**DATA SEGMENT:**

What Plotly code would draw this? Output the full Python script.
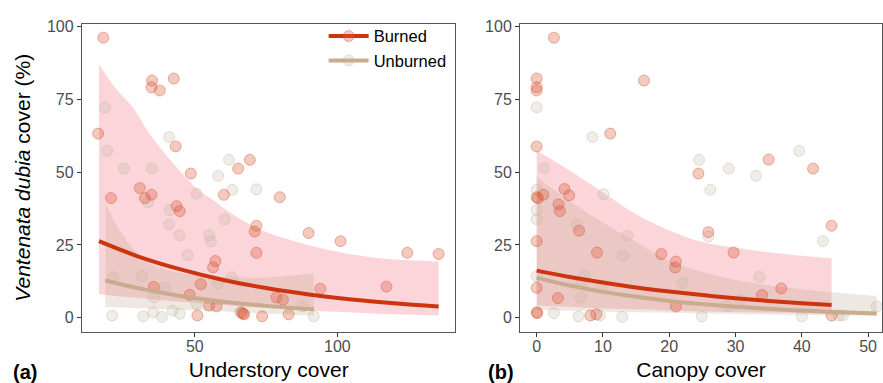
import plotly.graph_objects as go

# ---------------- data: panel (a) understory cover ----------------
a_burn_x = [17.9, 16.1, 35.0, 34.8, 37.7, 42.6, 43.3, 48.6, 65.2, 69.3, 30.7, 32.5, 34.8, 20.6, 60.2,
            43.6, 44.7, 57.2, 56.4, 52.1, 35.6, 48.2, 55.0, 57.6, 50.9, 66.9, 79.8, 71.6, 71.0, 71.6,
            89.9, 101.1, 124.5, 135.5, 94.0, 117.2, 78.6, 80.9, 66.4, 67.3, 73.6, 82.9]
a_burn_y = [96.1, 63.2, 81.4, 79.1, 78.0, 82.1, 58.8, 49.5, 51.2, 54.2, 44.5, 41.1, 42.2, 41.1, 42.2,
            38.3, 36.6, 19.5, 17.3, 11.5, 10.6, 7.9, 4.2, 3.9, 0.8, 1.4, 41.4, 31.6, 29.6, 22.3,
            29.1, 26.3, 22.3, 21.9, 10.0, 10.7, 7.0, 6.2, 1.9, 1.2, 0.5, 1.2]
a_unb_x = [18.5, 19.3, 25.1, 34.9, 41.0, 50.6, 58.2, 62.0, 63.1, 71.6, 47.4, 55.0, 55.6, 21.4, 31.3,
           41.0, 41.2, 33.6, 60.5, 35.7, 39.5, 21.0, 31.9, 35.4, 38.5, 42.2, 44.7, 50.6, 58.2, 65.8,
           87.9, 91.7, 63.0, 44.6]
a_unb_y = [72.2, 57.3, 51.2, 51.2, 62.0, 42.6, 48.7, 54.2, 43.9, 44.1, 21.5, 28.3, 26.2, 13.9, 14.3,
           32.1, 37.0, 39.7, 33.8, 7.0, 10.3, 0.8, 0.5, 1.9, 0.3, 2.5, 1.4, 4.8, 11.8, 1.9,
           3.9, 0.5, 13.9, 28.3]

# fitted curves and confidence bands, panel (a)
a_fitb_x = [16.4, 30, 45, 60, 75, 90, 105, 120, 135.5]
a_fitb_y = [26.3, 21.1, 16.6, 13.0, 10.2, 8.0, 6.3, 5.0, 3.9]
a_fitb_lo = [8.1, 6.8, 5.5, 4.4, 3.4, 2.5, 1.8, 1.2, 0.8]
a_bandb_up_x = [16.4, 22, 28.4, 34.2, 42.4, 50, 57, 64, 73.5, 85, 97, 115, 135.5]
a_bandb_up = [87, 79, 72, 63, 53, 45, 40, 35, 30, 26.3, 23.3, 20.4, 19.3]
a_fitu_x = [18.6, 30, 45, 60, 75, 91.7]
a_fitu_y = [12.8, 10.2, 7.5, 5.5, 4.1, 2.9]
a_fitu_lo = [3.7, 3.3, 2.8, 2.2, 1.5, 0.8]
a_bandu_up_x = [18.6, 22, 28, 34, 40, 45, 57, 73.5, 91.7]
a_bandu_up = [39.5, 32.7, 24.0, 18.7, 16.5, 15.4, 14.3, 13.8, 15.2]

# ---------------- data: panel (b) canopy cover ----------------
b_burn_x = [2.6, 0, 0, 0, 16.2, 11.1, 0, 0, 0.2, 4.2, 4.9, 1.0, 3.3, 3.5, 6.4, 0, 9.1, 18.8, 21.0, 20.9,
            0, 3.2, 0, 0.1, 8.1, 9.0, 21.0, 24.4, 35.0, 41.7, 25.9, 29.7, 44.5, 36.9, 34.0, 44.5]
b_burn_y = [96.1, 82.1, 79.1, 78.0, 81.4, 63.2, 58.8, 41.4, 41.0, 44.2, 42.0, 42.2, 38.9, 36.6, 29.9, 26.3,
            22.4, 21.9, 19.3, 17.3, 10.3, 6.8, 1.9, 1.6, 0.8, 1.2, 3.9, 49.5, 54.3, 51.2, 29.4, 22.4,
            31.6, 10.1, 7.8, 0.8]
b_unb_x = [0, 8.4, 1.1, 0, 10.1, 24.5, 29.0, 26.2, 33.1, 39.6, 0, 0, 6.1, 13.7, 13.0, 0, 7.2, 9.8, 6.7,
           6.7, 2.6, 6.3, 9.5, 12.9, 43.2, 25.9, 22.0, 33.6, 30.7, 28.8, 24.9, 40.0, 45.6, 46.2, 51.3]
b_unb_y = [72.2, 62.0, 51.4, 43.9, 42.4, 54.2, 51.2, 43.9, 48.7, 57.3, 37.0, 33.8, 32.1, 28.2, 21.3, 14.3,
           14.3, 10.5, 11.5, 7.0, 1.6, 0.5, 0.8, 0.3, 26.3, 27.9, 12.0, 14.0, 6.2, 4.0, 0.5, 0.5, 0.8,
           0.8, 3.9]

b_fitb_x = [0, 5, 10, 15, 20, 25, 30, 35, 40, 44.5]
b_fitb_y = [16.2, 14.0, 12.1, 10.4, 9.0, 7.8, 6.7, 5.8, 5.0, 4.4]
b_fitb_lo = [4.2, 3.7, 3.2, 2.9, 2.5, 2.2, 2.0, 1.8, 1.6, 1.4]
b_fitb_up = [57.3, 50.5, 43.0, 35.5, 30.0, 26.0, 24.0, 22.5, 21.3, 20.4]
b_fitu_x = [0, 5, 10, 15, 20, 25, 30, 35, 40, 45, 51.3]
b_fitu_y = [13.7, 11.1, 8.9, 7.2, 5.8, 4.7, 3.8, 3.1, 2.5, 2.0, 1.5]
b_fitu_lo = [2.8, 2.5, 2.2, 1.9, 1.7, 1.5, 1.3, 1.15, 1.0, 0.85, 0.7]
b_fitu_up = [48.4, 40.0, 32.7, 26.0, 19.5, 15.8, 13.0, 11.2, 9.8, 8.7, 7.5]

# ---------------- styles ----------------
BURN_LINE = "#CC3510"
UNB_LINE = "#C9AB8F"
BURN_BAND = "rgba(240,100,115,0.27)"
UNB_BAND = "rgba(190,165,140,0.25)"
BURN_PT = dict(size=11, color="rgba(220,90,55,0.32)", line=dict(color="rgba(205,75,45,0.40)", width=1))
UNB_PT = dict(size=11, color="rgba(200,185,170,0.28)", line=dict(color="rgba(190,175,160,0.38)", width=1))
FONT = "Liberation Sans, Arial, sans-serif"

fig = go.Figure()


def band(xs_lo, lo, xs_up, up, color, xa, ya):
    fig.add_trace(go.Scatter(x=xs_lo, y=lo, mode="lines", line=dict(width=0, shape="spline"),
                             hoverinfo="skip", showlegend=False, xaxis=xa, yaxis=ya))
    fig.add_trace(go.Scatter(x=xs_up, y=up, mode="lines", line=dict(width=0, shape="spline"),
                             fill="tonexty", fillcolor=color, hoverinfo="skip", showlegend=False,
                             xaxis=xa, yaxis=ya))


# panel (a)
band(a_fitb_x, a_fitb_lo, a_bandb_up_x, a_bandb_up, BURN_BAND, "x", "y")
band(a_fitu_x, a_fitu_lo, a_bandu_up_x, a_bandu_up, UNB_BAND, "x", "y")
fig.add_trace(go.Scatter(x=a_unb_x, y=a_unb_y, mode="markers", marker=UNB_PT, showlegend=False, xaxis="x", yaxis="y"))
fig.add_trace(go.Scatter(x=a_burn_x, y=a_burn_y, mode="markers", marker=BURN_PT, showlegend=False, xaxis="x", yaxis="y"))
fig.add_trace(go.Scatter(x=a_fitu_x, y=a_fitu_y, mode="lines", line=dict(color=UNB_LINE, width=4, shape="spline"),
                         showlegend=False, xaxis="x", yaxis="y"))
fig.add_trace(go.Scatter(x=a_fitb_x, y=a_fitb_y, mode="lines", line=dict(color=BURN_LINE, width=4, shape="spline"),
                         showlegend=False, xaxis="x", yaxis="y"))

# panel (b)
band(b_fitb_x, b_fitb_lo, b_fitb_x, b_fitb_up, BURN_BAND, "x2", "y2")
band(b_fitu_x, b_fitu_lo, b_fitu_x, b_fitu_up, UNB_BAND, "x2", "y2")
fig.add_trace(go.Scatter(x=b_unb_x, y=b_unb_y, mode="markers", marker=UNB_PT, showlegend=False, xaxis="x2", yaxis="y2"))
fig.add_trace(go.Scatter(x=b_burn_x, y=b_burn_y, mode="markers", marker=BURN_PT, showlegend=False, xaxis="x2", yaxis="y2"))
fig.add_trace(go.Scatter(x=b_fitu_x, y=b_fitu_y, mode="lines", line=dict(color=UNB_LINE, width=4, shape="spline"),
                         showlegend=False, xaxis="x2", yaxis="y2"))
fig.add_trace(go.Scatter(x=b_fitb_x, y=b_fitb_y, mode="lines", line=dict(color=BURN_LINE, width=4, shape="spline"),
                         showlegend=False, xaxis="x2", yaxis="y2"))

# legend entries
fig.add_trace(go.Scatter(x=[None], y=[None], mode="lines+markers", name="Burned", legendgroup="b",
                         line=dict(color=BURN_LINE, width=4), marker=BURN_PT, xaxis="x", yaxis="y"))
fig.add_trace(go.Scatter(x=[None], y=[None], mode="lines+markers", name="Unburned", legendgroup="u",
                         line=dict(color=UNB_LINE, width=4), marker=UNB_PT, xaxis="x", yaxis="y"))

W, H = 883, 383
axis_common = dict(showline=True, linecolor="#555555", linewidth=1.2, mirror=True, ticks="outside",
                   ticklen=4, tickwidth=1.1, tickcolor="#333333", showgrid=False, zeroline=False,
                   tickfont=dict(family=FONT, size=16, color="#4d4d4d"))

fig.update_layout(
    width=W, height=H, margin=dict(l=0, r=0, t=0, b=0),
    paper_bgcolor="white", plot_bgcolor="white",
    font=dict(family=FONT),
    xaxis=dict(domain=[82 / W, 456 / W], range=[10.4, 141.4], tickvals=[50, 100], ticklabelstandoff=-4,
               title=dict(text="Understory cover", font=dict(size=21, color="black"), standoff=8),
               anchor="y", **axis_common),
    yaxis=dict(domain=[(H - 331) / H, (H - 18) / H], range=[-4.8, 100.9], tickvals=[0, 25, 50, 75, 100],
               title=dict(text="<i>Ventenata dubia</i> cover (%)", font=dict(size=21, color="black"), standoff=10),
               anchor="x", **axis_common),
    xaxis2=dict(domain=[520.7 / W, 1.0], range=[-2.5, 52.1], tickvals=[0, 10, 20, 30, 40, 50], ticklabelstandoff=-4,
                title=dict(text="Canopy cover", font=dict(size=21, color="black"), standoff=8),
                anchor="y2", **axis_common),
    yaxis2=dict(domain=[(H - 331) / H, (H - 18) / H], range=[-4.8, 100.9], tickvals=[0, 25, 50, 75, 100],
                anchor="x2", **axis_common),
    legend=dict(x=324 / W, y=(H - 13) / H, xanchor="left", yanchor="top", bgcolor="rgba(0,0,0,0)",
                font=dict(family=FONT, size=16.5, color="black"), itemwidth=40, tracegroupgap=8,
                traceorder="normal"),
    annotations=[
        dict(text="<b>(a)</b>", x=25 / W, y=(H - 372) / H, xref="paper", yref="paper", showarrow=False,
             font=dict(family=FONT, size=20, color="black"), xanchor="center", yanchor="middle"),
        dict(text="<b>(b)</b>", x=501.5 / W, y=(H - 372) / H, xref="paper", yref="paper", showarrow=False,
             font=dict(family=FONT, size=20, color="black"), xanchor="center", yanchor="middle"),
    ],
)

fig.write_html("out.html", config={"displayModeBar": False},
               post_script="document.body.style.margin='0';document.body.style.padding='0';"
                           "document.body.style.overflow='hidden';")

**TASK OBJECTIVE:** Copy nothing but the lines from the top of the data down to the line containing "14.3, 13.8, 15.2]", and leave the pictures out.

**FINAL RESULT:**
What Plotly code would draw this? Output the full Python script.
import plotly.graph_objects as go

# ---------------- data: panel (a) understory cover ----------------
a_burn_x = [17.9, 16.1, 35.0, 34.8, 37.7, 42.6, 43.3, 48.6, 65.2, 69.3, 30.7, 32.5, 34.8, 20.6, 60.2,
            43.6, 44.7, 57.2, 56.4, 52.1, 35.6, 48.2, 55.0, 57.6, 50.9, 66.9, 79.8, 71.6, 71.0, 71.6,
            89.9, 101.1, 124.5, 135.5, 94.0, 117.2, 78.6, 80.9, 66.4, 67.3, 73.6, 82.9]
a_burn_y = [96.1, 63.2, 81.4, 79.1, 78.0, 82.1, 58.8, 49.5, 51.2, 54.2, 44.5, 41.1, 42.2, 41.1, 42.2,
            38.3, 36.6, 19.5, 17.3, 11.5, 10.6, 7.9, 4.2, 3.9, 0.8, 1.4, 41.4, 31.6, 29.6, 22.3,
            29.1, 26.3, 22.3, 21.9, 10.0, 10.7, 7.0, 6.2, 1.9, 1.2, 0.5, 1.2]
a_unb_x = [18.5, 19.3, 25.1, 34.9, 41.0, 50.6, 58.2, 62.0, 63.1, 71.6, 47.4, 55.0, 55.6, 21.4, 31.3,
           41.0, 41.2, 33.6, 60.5, 35.7, 39.5, 21.0, 31.9, 35.4, 38.5, 42.2, 44.7, 50.6, 58.2, 65.8,
           87.9, 91.7, 63.0, 44.6]
a_unb_y = [72.2, 57.3, 51.2, 51.2, 62.0, 42.6, 48.7, 54.2, 43.9, 44.1, 21.5, 28.3, 26.2, 13.9, 14.3,
           32.1, 37.0, 39.7, 33.8, 7.0, 10.3, 0.8, 0.5, 1.9, 0.3, 2.5, 1.4, 4.8, 11.8, 1.9,
           3.9, 0.5, 13.9, 28.3]

# fitted curves and confidence bands, panel (a)
a_fitb_x = [16.4, 30, 45, 60, 75, 90, 105, 120, 135.5]
a_fitb_y = [26.3, 21.1, 16.6, 13.0, 10.2, 8.0, 6.3, 5.0, 3.9]
a_fitb_lo = [8.1, 6.8, 5.5, 4.4, 3.4, 2.5, 1.8, 1.2, 0.8]
a_bandb_up_x = [16.4, 22, 28.4, 34.2, 42.4, 50, 57, 64, 73.5, 85, 97, 115, 135.5]
a_bandb_up = [87, 79, 72, 63, 53, 45, 40, 35, 30, 26.3, 23.3, 20.4, 19.3]
a_fitu_x = [18.6, 30, 45, 60, 75, 91.7]
a_fitu_y = [12.8, 10.2, 7.5, 5.5, 4.1, 2.9]
a_fitu_lo = [3.7, 3.3, 2.8, 2.2, 1.5, 0.8]
a_bandu_up_x = [18.6, 22, 28, 34, 40, 45, 57, 73.5, 91.7]
a_bandu_up = [39.5, 32.7, 24.0, 18.7, 16.5, 15.4, 14.3, 13.8, 15.2]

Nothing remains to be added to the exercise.